Gold helped settle Alaska

Prospectors worked hard to find golden riches in Alaska during the gold-rush era.
Prospectors worked hard to find golden riches in Alaska during the gold-rush era.

Gold fever began rather tepidly in Alaska. Although Russian fur traders were aware of gold deposits found in Russian America in the mid-1700-1800s, they weren’t anxious to have gold-seeking outsiders combing their new land. So they said little about the discoveries of the bright gold metal.

English missionary Robert McDonald, who researchers say found gold in the Circle area round 1863, also did not bring light to his discovery. He was more interested in souls than gold.

Once the Americans took possession of the Great Land in 1867, however, interest in gold began to rise. Especially when a few men found promising prospects on the Stikine River in Southeast.

The first known discovery of gold by a white man came in 1861 when Hudson Bay Company employee Buck Choquette found gold on the Stikine, on what is now called Buck’s Bar. His find attracted a few men into the region through the Stikine waterway near Redoubt St. Dionysus – or Wrangell, one of the oldest non-Native communities in Alaska. It has been governed by four nations: Tlingit, Russian, British and American.

When Henry Thibert and Angus McCulloch found gold in the Cassiar District of Canada in 1871, a huge stampede headed north via the Laird and Cassiar routes.

Over the next several years, prospectors found small deposits in Southeast and several near Sitka, Alaska’s capital at the time. The lodes near Sitka drew interested mining parties north, and in the late 1870s, a German assayer George Pilz encouraged Richard Harris and Joe Juneau to prospect more of the mainland.

In August and September of 1880, the men made a discovery that led to the development of the Harris Mining District. They named the gold-mining settlement Harrisburg. The named changed to Rockwell in 1881, and it was changed again soon thereafter to Juneau.

Within a short time, many mines became active in Juneau and Douglas, an island across from what now is the capital of Alaska. The world-famous Alaska-Juneau mine became the largest low-grade ore gold mine in the world.

The rich strikes in the Juneau area drew many more prospectors into the coastal regions of Southeast Alaska.
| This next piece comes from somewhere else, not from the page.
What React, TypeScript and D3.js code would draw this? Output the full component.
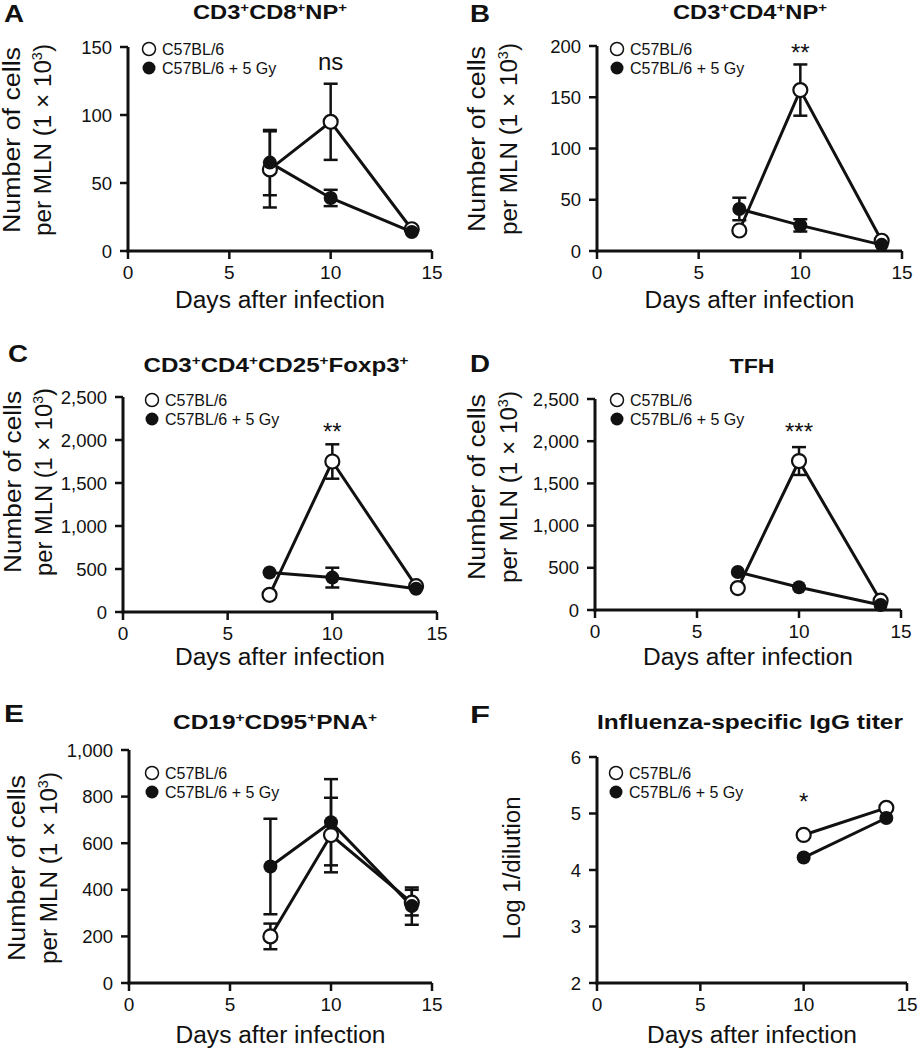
import React from "react";
import * as d3 from "d3";

// ---------- DATA ----------
const days = [7, 10, 14];
const daysF = [10, 14];
const xTicks = [0, 5, 10, 15];

const aOpen = [60, 95, 16];
const aOpenErr = [28, 28, 0];
const aFilled = [65, 39, 14];
const aFilledErr = [24, 6, 0];
const aTicks = [0, 50, 100, 150];

const bOpen = [20, 157, 10];
const bOpenErr = [0, 25, 0];
const bFilled = [41, 25, 6];
const bFilledErr = [11, 6, 0];
const bTicks = [0, 50, 100, 150, 200];

const cOpen = [200, 1750, 300];
const cOpenErr = [0, 200, 0];
const cFilled = [460, 400, 270];
const cFilledErr = [0, 115, 0];
const cTicks = [0, 500, 1000, 1500, 2000, 2500];

const dOpen = [260, 1765, 110];
const dOpenErr = [0, 165, 0];
const dFilled = [450, 270, 60];
const dFilledErr = [0, 0, 0];
const dTicks = [0, 500, 1000, 1500, 2000, 2500];

const eOpen = [200, 635, 345];
const eOpenErr = [55, 160, 55];
const eFilled = [500, 690, 330];
const eFilledErr = [205, 185, 80];
const eTicks = [0, 200, 400, 600, 800, 1000];

const fOpen = [4.62, 5.1];
const fOpenErr = [0, 0];
const fFilled = [4.22, 4.92];
const fFilledErr = [0, 0];
const fTicks = [2, 3, 4, 5, 6];

const legendOpen = "C57BL/6";
const legendFilled = "C57BL/6 + 5 Gy";
const xTitle = "Days after infection";

const FONT = "'Liberation Sans', Arial, Helvetica, sans-serif";

type TitlePart = { t: string; sup?: boolean };

interface PanelCfg {
  letter: string;
  letterX: number;
  letterY: number;
  title: TitlePart[];
  titleX: number;
  titleY: number;
  titleLen: number;
  left: number;
  right: number;
  top: number;
  bottom: number;
  yDomain: [number, number];
  yTicks: number[];
  days: number[];
  open: number[];
  openErr: number[];
  filled: number[];
  filledErr: number[];
  sig: string;
  sigY: number;
  legX: number;
  legY: number;
  yLab: string[];
  yLabX: number[];
  yLabCy: number;
  yLabLen: number[];
  xTitleY: number;
}

const panels: PanelCfg[] = [
  {
    letter: "A", letterX: 4, letterY: 22,
    title: [{ t: "CD3" }, { t: "+", sup: true }, { t: "CD8" }, { t: "+", sup: true }, { t: "NP" }, { t: "+", sup: true }],
    titleX: 270, titleY: 19, titleLen: 154,
    left: 128, right: 432, top: 47, bottom: 251,
    yDomain: [0, 150], yTicks: aTicks,
    days, open: aOpen, openErr: aOpenErr, filled: aFilled, filledErr: aFilledErr,
    sig: "ns", sigY: 70,
    legX: 149, legY: 49,
    yLab: ["Number of cells", "per MLN (1 × 10"], yLabX: [20, 51], yLabCy: 140, yLabLen: [186, 192],
    xTitleY: 308,
  },
  {
    letter: "B", letterX: 470, letterY: 22,
    title: [{ t: "CD3" }, { t: "+", sup: true }, { t: "CD4" }, { t: "+", sup: true }, { t: "NP" }, { t: "+", sup: true }],
    titleX: 750, titleY: 19, titleLen: 154,
    left: 597, right: 902, top: 46, bottom: 251,
    yDomain: [0, 200], yTicks: bTicks,
    days, open: bOpen, openErr: bOpenErr, filled: bFilled, filledErr: bFilledErr,
    sig: "**", sigY: 61,
    legX: 617, legY: 49,
    yLab: ["Number of cells", "per MLN (1 × 10"], yLabX: [485, 517], yLabCy: 139, yLabLen: [186, 192],
    xTitleY: 308,
  },
  {
    letter: "C", letterX: 8, letterY: 362,
    title: [{ t: "CD3" }, { t: "+", sup: true }, { t: "CD4" }, { t: "+", sup: true }, { t: "CD25" }, { t: "+", sup: true }, { t: "Foxp3" }, { t: "+", sup: true }],
    titleX: 276, titleY: 372, titleLen: 265,
    left: 123, right: 437, top: 397, bottom: 612,
    yDomain: [0, 2500], yTicks: cTicks,
    days, open: cOpen, openErr: cOpenErr, filled: cFilled, filledErr: cFilledErr,
    sig: "**", sigY: 440,
    legX: 152, legY: 400,
    yLab: ["Number of cells", "per MLN (1 × 10"], yLabX: [21, 52], yLabCy: 482, yLabLen: [182, 188],
    xTitleY: 665,
  },
  {
    letter: "D", letterX: 470, letterY: 372,
    title: [{ t: "TFH" }],
    titleX: 752, titleY: 373, titleLen: 45,
    left: 595, right: 901, top: 399, bottom: 610,
    yDomain: [0, 2500], yTicks: dTicks,
    days, open: dOpen, openErr: dOpenErr, filled: dFilled, filledErr: dFilledErr,
    sig: "***", sigY: 440,
    legX: 617, legY: 400,
    yLab: ["Number of cells", "per MLN (1 × 10"], yLabX: [485, 517], yLabCy: 487, yLabLen: [186, 192],
    xTitleY: 665,
  },
  {
    letter: "E", letterX: 4, letterY: 722,
    title: [{ t: "CD19" }, { t: "+", sup: true }, { t: "CD95" }, { t: "+", sup: true }, { t: "PNA" }, { t: "+", sup: true }],
    titleX: 275, titleY: 729, titleLen: 204,
    left: 129, right: 432, top: 750, bottom: 983,
    yDomain: [0, 1000], yTicks: eTicks,
    days, open: eOpen, openErr: eOpenErr, filled: eFilled, filledErr: eFilledErr,
    sig: "", sigY: 0,
    legX: 152, legY: 773,
    yLab: ["Number of cells", "per MLN (1 × 10"], yLabX: [25, 57], yLabCy: 868, yLabLen: [186, 192],
    xTitleY: 1043,
  },
  {
    letter: "F", letterX: 470, letterY: 723,
    title: [{ t: "Influenza-specific IgG titer" }],
    titleX: 750, titleY: 729, titleLen: 306,
    left: 597, right: 907, top: 757, bottom: 983,
    yDomain: [2, 6], yTicks: fTicks,
    days: daysF, open: fOpen, openErr: fOpenErr, filled: fFilled, filledErr: fFilledErr,
    sig: "*", sigY: 810,
    legX: 616, legY: 773,
    yLab: ["Log 1/dilution"], yLabX: [520], yLabCy: 868, yLabLen: [143],
    xTitleY: 1043,
  },
];

const fmt = d3.format(",");

function Panel({ p }: { p: PanelCfg }) {
  const x = d3.scaleLinear().domain([0, 15]).range([p.left, p.right]);
  const y = d3.scaleLinear().domain(p.yDomain).range([p.bottom, p.top]);
  const line = d3
    .line<number>()
    .x((_, i) => x(p.days[i]))
    .y((v) => y(v));
  const cap = 7;
  const errBars = (vals: number[], errs: number[], key: string) =>
    vals.map((v, i) =>
      errs[i] > 0 ? (
        <g key={key + i} stroke="#111" strokeWidth={2.5}>
          <line x1={x(p.days[i])} x2={x(p.days[i])} y1={y(v - errs[i])} y2={y(v + errs[i])} />
          <line x1={x(p.days[i]) - cap} x2={x(p.days[i]) + cap} y1={y(v + errs[i])} y2={y(v + errs[i])} />
          <line x1={x(p.days[i]) - cap} x2={x(p.days[i]) + cap} y1={y(v - errs[i])} y2={y(v - errs[i])} />
        </g>
      ) : null
    );
  const isNum = p.yLab.length === 2;
  return (
    <g fontFamily={FONT} fill="#111">
      {/* panel letter */}
      <text x={p.letterX} y={p.letterY} fontSize={24} fontWeight="bold" textLength={20} lengthAdjust="spacingAndGlyphs">
        {p.letter}
      </text>
      {/* title */}
      <text
        x={p.titleX - p.titleLen / 2}
        y={p.titleY}
        fontSize={20.5}
        fontWeight="bold"
        textLength={p.titleLen}
        lengthAdjust="spacingAndGlyphs"
      >
        {p.title.map((t, i) =>
          t.sup ? (
            <tspan key={i} fontSize={13} dy={-7.5}>
              {t.t}
            </tspan>
          ) : (
            <tspan key={i} dy={i > 0 && p.title[i - 1].sup ? 7.5 : 0}>
              {t.t}
            </tspan>
          )
        )}
      </text>
      {/* y axis */}
      <line x1={p.left} x2={p.left} y1={p.top} y2={p.bottom + 1.5} stroke="#111" strokeWidth={3} />
      {p.yTicks.map((t) => (
        <g key={"yt" + t}>
          <line x1={p.left - 8} x2={p.left} y1={y(t)} y2={y(t)} stroke="#111" strokeWidth={2.5} />
          <text x={p.left - 16} y={y(t)} dy="0.36em" fontSize={18.5} textAnchor="end">
            {fmt(t)}
          </text>
        </g>
      ))}
      {/* x axis */}
      <line x1={p.left - 1.5} x2={p.right} y1={p.bottom} y2={p.bottom} stroke="#111" strokeWidth={3} />
      {xTicks.map((t) => (
        <g key={"xt" + t}>
          <line x1={x(t)} x2={x(t)} y1={p.bottom} y2={p.bottom + 8} stroke="#111" strokeWidth={2.5} />
          <text x={x(t)} y={p.bottom + 28} fontSize={19} textAnchor="middle">
            {t}
          </text>
        </g>
      ))}
      <text
        x={(p.left + p.right) / 2 - 105}
        y={p.xTitleY}
        fontSize={23.5}
        textLength={210}
        lengthAdjust="spacingAndGlyphs"
      >
        {xTitle}
      </text>
      {/* y label */}
      {p.yLab.map((s, i) => (
        <text
          key={"yl" + i}
          transform={`translate(${p.yLabX[i]},${p.yLabCy + p.yLabLen[i] / 2}) rotate(-90)`}
          fontSize={23.5}
          textLength={p.yLabLen[i]}
          lengthAdjust="spacingAndGlyphs"
        >
          {s}
          {isNum && i === 1 ? (
            <>
              <tspan fontSize={14} dy={-9}>3</tspan>
              <tspan dy={9}>)</tspan>
            </>
          ) : null}
        </text>
      ))}
      {/* lines */}
      <path d={line(p.open) || ""} fill="none" stroke="#111" strokeWidth={3} />
      <path d={line(p.filled) || ""} fill="none" stroke="#111" strokeWidth={3} />
      {errBars(p.open, p.openErr, "eo")}
      {errBars(p.filled, p.filledErr, "ef")}
      {p.open.map((v, i) => (
        <circle key={"co" + i} cx={x(p.days[i])} cy={y(v)} r={7} fill="#fff" stroke="#111" strokeWidth={2.2} />
      ))}
      {p.filled.map((v, i) => (
        <circle key={"cf" + i} cx={x(p.days[i])} cy={y(v)} r={7} fill="#111" />
      ))}
      {/* significance */}
      {p.sig ? (
        <text x={x(10)} y={p.sigY} fontSize={24} textAnchor="middle">
          {p.sig}
        </text>
      ) : null}
      {/* legend */}
      <circle cx={p.legX} cy={p.legY} r={6.5} fill="#fff" stroke="#111" strokeWidth={1.5} />
      <text x={p.legX + 13} y={p.legY + 5.5} fontSize={16}>
        {legendOpen}
      </text>
      <circle cx={p.legX} cy={p.legY + 19} r={6.5} fill="#111" />
      <text x={p.legX + 13} y={p.legY + 24.5} fontSize={16}>
        {legendFilled}
      </text>
    </g>
  );
}

export default function App() {
  return (
    <svg
      width={921}
      height={1050}
      viewBox="0 0 921 1050"
      style={{ position: "absolute", left: 0, top: 0, background: "#fff" }}
    >
      <rect x={0} y={0} width={921} height={1050} fill="#fff" />
      {panels.map((p) => (
        <Panel key={p.letter} p={p} />
      ))}
    </svg>
  );
}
Many became miners for a few months in Juneau to grubstake themselves so they could seek their own pots of gold. Some found prospecting to be a miserable disease. Others saw it as a way to become self-sufficient. But for Alaska, their mining activities helped the economic development of Alaska as an American possession through exploration and settlement.

Many prospectors moved on to the Klondike in 1898 and then into Alaska’s Interior during the early 1900s. Their histories show some worked a winter or two in the Juneau area in order to finance their journeys into the Yukon and Tanana watersheds. Reseachers who followed the rush for gold into the north can trace some names from the Juneau district to the Fortymile, Circle, Nome and Fairbanks districts.